**What you are asked to do:**
Copy everything in the data below exactly except the pictures.

— start —

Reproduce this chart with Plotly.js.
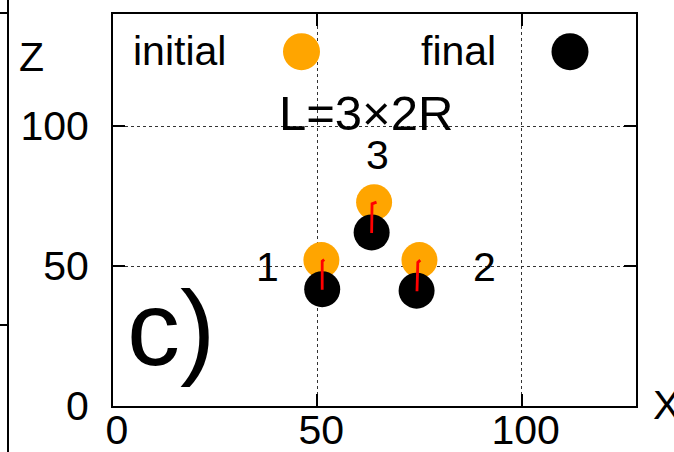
<!DOCTYPE html>
<html>
<head>
<meta charset="utf-8">
<script src="https://cdn.plot.ly/plotly-3.0.1.min.js"></script>
<style>html,body{margin:0;padding:0;background:#fff;}#chart{width:674px;height:452px;}</style>
</head>
<body>
<div id="chart"></div>
<script>
// Data
const initialX = [51.0, 75.0, 63.9];
const initialZ = [52.1, 52.1, 72.8];
const finalX = [51.2, 74.3, 63.3];
const finalZ = [41.7, 41.2, 62.0];
// trajectories (initial -> final), per particle
const traj1X = [51.7, 51.2, 51.2];
const traj1Z = [52.3, 51.7, 41.5];
const traj2X = [75.2, 74.6, 74.4];
const traj2Z = [52.1, 51.3, 41.0];
const traj3X = [64.5, 63.4, 63.3];
const traj3Z = [72.8, 72.2, 61.8];
const particleLabels = ["1", "2", "3"];
const labelX = [37.8, 90.8, 64.7];
const labelZ = [49.5, 49.5, 89.6];
const tickVals = [0, 50, 100];
const tickText = ["0", "50", "100"];

const FONT = "Liberation Sans, Arial, sans-serif";

const traces = [
  {x: initialX, y: initialZ, mode: "markers", type: "scatter", name: "initial",
   marker: {color: "#FFA500", size: 36, line: {width: 0}}, showlegend: false},
  {x: finalX, y: finalZ, mode: "markers", type: "scatter", name: "final",
   marker: {color: "#000000", size: 36, line: {width: 0}}, showlegend: false},
  {x: traj1X, y: traj1Z, mode: "lines", type: "scatter", line: {color: "#FF0000", width: 2.8}, showlegend: false},
  {x: traj2X, y: traj2Z, mode: "lines", type: "scatter", line: {color: "#FF0000", width: 2.8}, showlegend: false},
  {x: traj3X, y: traj3Z, mode: "lines", type: "scatter", line: {color: "#FF0000", width: 2.8}, showlegend: false}
];

const annotations = particleLabels.map((t, i) => ({
  x: labelX[i], y: labelZ[i], xref: "x", yref: "y", text: t, showarrow: false,
  font: {family: FONT, size: 41, color: "#000"}, xanchor: "center", yanchor: "middle"
}));
annotations.push(
  {x: (366 - 113) / 523, y: (406 - 113) / 392, xref: "paper", yref: "paper", text: "L=3×2R", showarrow: false,
   font: {family: FONT, size: 49, color: "#000"}, xanchor: "center", yanchor: "middle"},
  {x: (228 - 113) / 523, y: (406 - 51) / 392, xref: "paper", yref: "paper", text: "initial", showarrow: false,
   font: {family: FONT, size: 41, color: "#000"}, xanchor: "right", yanchor: "middle"},
  {x: (498 - 113) / 523, y: (406 - 51) / 392, xref: "paper", yref: "paper", text: "final", showarrow: false,
   font: {family: FONT, size: 41, color: "#000"}, xanchor: "right", yanchor: "middle"},
  {x: (125 - 113) / 523, y: (406 - 328) / 392, xref: "paper", yref: "paper", text: "c)", showarrow: false,
   font: {family: FONT, size: 106, color: "#000"}, xanchor: "left", yanchor: "middle"},
  {x: (31 - 113) / 523, y: (406 - 57) / 392, xref: "paper", yref: "paper", text: "Z", showarrow: false,
   font: {family: FONT, size: 41, color: "#000"}, xanchor: "center", yanchor: "middle"},
  {x: (666 - 113) / 523, y: (406 - 405) / 392, xref: "paper", yref: "paper", text: "X", showarrow: false,
   font: {family: FONT, size: 41, color: "#000"}, xanchor: "center", yanchor: "middle"}
);

const px2x = p => (p - 113) / 523;
const px2y = p => (406 - p) / 392;

const shapes = [
  // white legend box hiding gridlines
  {type: "rect", xref: "paper", yref: "paper", x0: 0, x1: 1, y0: px2y(73), y1: 1,
   fillcolor: "#fff", line: {width: 0}, layer: "between"},
  // legend keys
  {type: "circle", xref: "paper", yref: "paper", xsizemode: "pixel", ysizemode: "pixel",
   xanchor: px2x(301.5), yanchor: px2y(51.7), x0: -18.5, x1: 18.5, y0: -18.5, y1: 18.5,
   fillcolor: "#FFA500", line: {width: 0}, layer: "above"},
  {type: "circle", xref: "paper", yref: "paper", xsizemode: "pixel", ysizemode: "pixel",
   xanchor: px2x(570), yanchor: px2y(51.7), x0: -18.5, x1: 18.5, y0: -18.5, y1: 18.5,
   fillcolor: "#000", line: {width: 0}, layer: "above"},
  // fragment of neighbouring panel on the left
  {type: "line", xref: "paper", yref: "paper", x0: px2x(8), x1: px2x(8), y0: px2y(0), y1: px2y(452),
   line: {color: "#000", width: 2}},
  {type: "line", xref: "paper", yref: "paper", x0: px2x(0), x1: px2x(8), y0: px2y(13), y1: px2y(13),
   line: {color: "#000", width: 2}},
  {type: "line", xref: "paper", yref: "paper", x0: px2x(0), x1: px2x(8), y0: px2y(325), y1: px2y(325),
   line: {color: "#000", width: 2}}
];

const axisCommon = {
  showline: true, linecolor: "#000", linewidth: 2, mirror: "ticks",
  ticks: "inside", ticklen: 12, tickwidth: 2, tickcolor: "#000",
  showgrid: true, gridcolor: "#333", gridwidth: 1, griddash: "dot",
  zeroline: false, tickmode: "array", tickvals: tickVals, ticktext: tickText,
  tickfont: {family: FONT, size: 41, color: "#000"}, fixedrange: true
};

const layout = {
  width: 674, height: 452,
  margin: {l: 113, r: 38, t: 14, b: 46, pad: 0},
  paper_bgcolor: "#fff", plot_bgcolor: "#fff",
  showlegend: false,
  xaxis: Object.assign({}, axisCommon, {range: [0, 128], ticklabelshift: 4, ticklabelstandoff: -13}),
  yaxis: Object.assign({}, axisCommon, {range: [0, 140], ticklabelstandoff: 14}),
  annotations: annotations,
  shapes: shapes
};

Plotly.newPlot("chart", traces, layout, {displayModeBar: false, staticPlot: true});
</script>
</body>
</html>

— end —

**Final result:**
Reproduce this chart with Plotly.js.
<!DOCTYPE html>
<html>
<head>
<meta charset="utf-8">
<script src="https://cdn.plot.ly/plotly-3.0.1.min.js"></script>
<style>html,body{margin:0;padding:0;background:#fff;}#chart{width:674px;height:452px;}</style>
</head>
<body>
<div id="chart"></div>
<script>
// Data
const initialX = [51.0, 75.0, 63.9];
const initialZ = [52.1, 52.1, 72.8];
const finalX = [51.2, 74.3, 63.3];
const finalZ = [41.7, 41.2, 62.0];
// trajectories (initial -> final), per particle
const traj1X = [51.7, 51.2, 51.2];
const traj1Z = [52.3, 51.7, 41.5];
const traj2X = [75.2, 74.6, 74.4];
const traj2Z = [52.1, 51.3, 41.0];
const traj3X = [64.5, 63.4, 63.3];
const traj3Z = [72.8, 72.2, 61.8];
const particleLabels = ["1", "2", "3"];
const labelX = [37.8, 90.8, 64.7];
const labelZ = [49.5, 49.5, 89.6];
const tickVals = [0, 50, 100];
const tickText = ["0", "50", "100"];

const FONT = "Liberation Sans, Arial, sans-serif";

const traces = [
  {x: initialX, y: initialZ, mode: "markers", type: "scatter", name: "initial",
   marker: {color: "#FFA500", size: 36, line: {width: 0}}, showlegend: false},
  {x: finalX, y: finalZ, mode: "markers", type: "scatter", name: "final",
   marker: {color: "#000000", size: 36, line: {width: 0}}, showlegend: false},
  {x: traj1X, y: traj1Z, mode: "lines", type: "scatter", line: {color: "#FF0000", width: 2.8}, showlegend: false},
  {x: traj2X, y: traj2Z, mode: "lines", type: "scatter", line: {color: "#FF0000", width: 2.8}, showlegend: false},
  {x: traj3X, y: traj3Z, mode: "lines", type: "scatter", line: {color: "#FF0000", width: 2.8}, showlegend: false}
];

const annotations = particleLabels.map((t, i) => ({
  x: labelX[i], y: labelZ[i], xref: "x", yref: "y", text: t, showarrow: false,
  font: {family: FONT, size: 41, color: "#000"}, xanchor: "center", yanchor: "middle"
}));
annotations.push(
  {x: (366 - 113) / 523, y: (406 - 113) / 392, xref: "paper", yref: "paper", text: "L=3×2R", showarrow: false,
   font: {family: FONT, size: 49, color: "#000"}, xanchor: "center", yanchor: "middle"},
  {x: (228 - 113) / 523, y: (406 - 51) / 392, xref: "paper", yref: "paper", text: "initial", showarrow: false,
   font: {family: FONT, size: 41, color: "#000"}, xanchor: "right", yanchor: "middle"},
  {x: (498 - 113) / 523, y: (406 - 51) / 392, xref: "paper", yref: "paper", text: "final", showarrow: false,
   font: {family: FONT, size: 41, color: "#000"}, xanchor: "right", yanchor: "middle"},
  {x: (125 - 113) / 523, y: (406 - 328) / 392, xref: "paper", yref: "paper", text: "c)", showarrow: false,
   font: {family: FONT, size: 106, color: "#000"}, xanchor: "left", yanchor: "middle"},
  {x: (31 - 113) / 523, y: (406 - 57) / 392, xref: "paper", yref: "paper", text: "Z", showarrow: false,
   font: {family: FONT, size: 41, color: "#000"}, xanchor: "center", yanchor: "middle"},
  {x: (666 - 113) / 523, y: (406 - 405) / 392, xref: "paper", yref: "paper", text: "X", showarrow: false,
   font: {family: FONT, size: 41, color: "#000"}, xanchor: "center", yanchor: "middle"}
);

const px2x = p => (p - 113) / 523;
const px2y = p => (406 - p) / 392;

const shapes = [
  // white legend box hiding gridlines
  {type: "rect", xref: "paper", yref: "paper", x0: 0, x1: 1, y0: px2y(73), y1: 1,
   fillcolor: "#fff", line: {width: 0}, layer: "between"},
  // legend keys
  {type: "circle", xref: "paper", yref: "paper", xsizemode: "pixel", ysizemode: "pixel",
   xanchor: px2x(301.5), yanchor: px2y(51.7), x0: -18.5, x1: 18.5, y0: -18.5, y1: 18.5,
   fillcolor: "#FFA500", line: {width: 0}, layer: "above"},
  {type: "circle", xref: "paper", yref: "paper", xsizemode: "pixel", ysizemode: "pixel",
   xanchor: px2x(570), yanchor: px2y(51.7), x0: -18.5, x1: 18.5, y0: -18.5, y1: 18.5,
   fillcolor: "#000", line: {width: 0}, layer: "above"},
  // fragment of neighbouring panel on the left
  {type: "line", xref: "paper", yref: "paper", x0: px2x(8), x1: px2x(8), y0: px2y(0), y1: px2y(452),
   line: {color: "#000", width: 2}},
  {type: "line", xref: "paper", yref: "paper", x0: px2x(0), x1: px2x(8), y0: px2y(13), y1: px2y(13),
   line: {color: "#000", width: 2}},
  {type: "line", xref: "paper", yref: "paper", x0: px2x(0), x1: px2x(8), y0: px2y(325), y1: px2y(325),
   line: {color: "#000", width: 2}}
];

const axisCommon = {
  showline: true, linecolor: "#000", linewidth: 2, mirror: "ticks",
  ticks: "inside", ticklen: 12, tickwidth: 2, tickcolor: "#000",
  showgrid: true, gridcolor: "#333", gridwidth: 1, griddash: "dot",
  zeroline: false, tickmode: "array", tickvals: tickVals, ticktext: tickText,
  tickfont: {family: FONT, size: 41, color: "#000"}, fixedrange: true
};

const layout = {
  width: 674, height: 452,
  margin: {l: 113, r: 38, t: 14, b: 46, pad: 0},
  paper_bgcolor: "#fff", plot_bgcolor: "#fff",
  showlegend: false,
  xaxis: Object.assign({}, axisCommon, {range: [0, 128], ticklabelshift: 4, ticklabelstandoff: -13}),
  yaxis: Object.assign({}, axisCommon, {range: [0, 140], ticklabelstandoff: 14}),
  annotations: annotations,
  shapes: shapes
};

Plotly.newPlot("chart", traces, layout, {displayModeBar: false, staticPlot: true});
</script>
</body>
</html>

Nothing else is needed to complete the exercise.